F. Loraine Petre, Napoleon and the Archduke Charles


Looking east at Unterlaichling

Looking east at Unterlaichling, the hanging copse, and the Deisenberg hill, with the Vorberg (southern extension of the Deisenberg) extending to the right.

On the left, Deroy's line infantry came at Unter Laichling from the south, while GD Louis Le Blond, Comte de St. Hilaire's Division (Davout's Corps) attacked from the north-west. Gotthardt's battery was posted on the hill just north of Schierling to provide supporting fire. Led by their division commander, the [Bavarian] 14th Infantry advanced 'with varying manoeuvres according to the situation of the terrain, moving from one position to another in columns, deployed in line or spread out en eventaille'. The assault was successful. The Austrian defenders were thrown out of the little village and the tiny woods above it, leaving two companies to be captured in the churchyard by the French. Unfortunately, the Allied infantry pursued too far and was set upon by Austrian chevauxlegers as they tried to debouch from the copse. Fleeing from the cavalry, they lost part of the wood to the reformed Austrian infantry.

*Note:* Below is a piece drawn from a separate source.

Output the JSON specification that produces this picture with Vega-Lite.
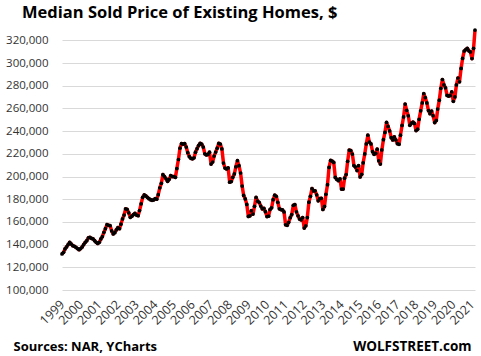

John H. Gill, With Eagles to Glory


Looking northwest from Oberlaichling

Looking northwest from Oberlaichling, toward the Laimberg hill and the ground over which Friant's Division attacked to take the village.


Looking north from Oberlaichling

Looking north from Oberlaichling toward the Leibholz (left) and Oberholz (right), through which Friant's 108e and 111e Ligne attacked, defeating three Austrian regiments and ouflanking Oberlaichling on the north.